Le chef de la brigade fluviale de Karimama s'explique
Après l’ex-patron de la Marine et son collaborateur, c'est le chef de la brigade fluviale de Karimama qui dépose. L’officier a pour nom Gounou Marigo Bio Nikki, placé en détention provisoire début mai 2024. À la barre, le militaire indique qu'il faisait le commerce de produits vivriers en dehors de son travail de marins. Il confie qu'à sa nomination, il n'a pas voulu décevoir son patron qui lui faisait confiance.
L'ex-chef de la brigade fluviale de Karimama reconnaît qu'il donnait par moment de l’argent à l’ex-chef d'état-major de la Marine en guise de cadeau et que cela ne dépassait pas son salaire. L’officier interpellé en mai 2024 a indiqué qu'il venait de finir sa formation de l’état-major quand il a été interrogé par la Brigade économique et financière (BEF) sur une somme de 200 000 FCFA qu'il a envoyé au patron par dépôt Momo. Le Marin affirme que les officiers de police judiciaire lui auraient déclaré qu'il s'agit de l’argent issu de la vente du carburant volé à la base navale de Cotonou.

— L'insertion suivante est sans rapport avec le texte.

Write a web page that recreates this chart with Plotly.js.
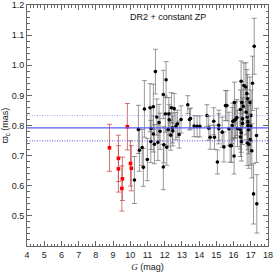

Devant la BEF, le militaire indique avoir expliqué qu'il n'est pas en fonction à la base navale de Cotonou et qu'il est chef de la brigade fluviale de Karimama. L’officier a déclaré que lui qui était convoqué en tant que témoin s'est retrouvé embarqué dans un autre dossier impliquant l’ex-chef d'état-major major Jean-Léon Olatoundji. Le dossier a été renvoyé à huitaine, soit le jeudi 17 octobre 2024. C'est à cette date que la CRIET va se prononcer sur la demande de remise en liberté provisoire introduite en leur faveur, rapporte l'envoyé spécial de Libre Express.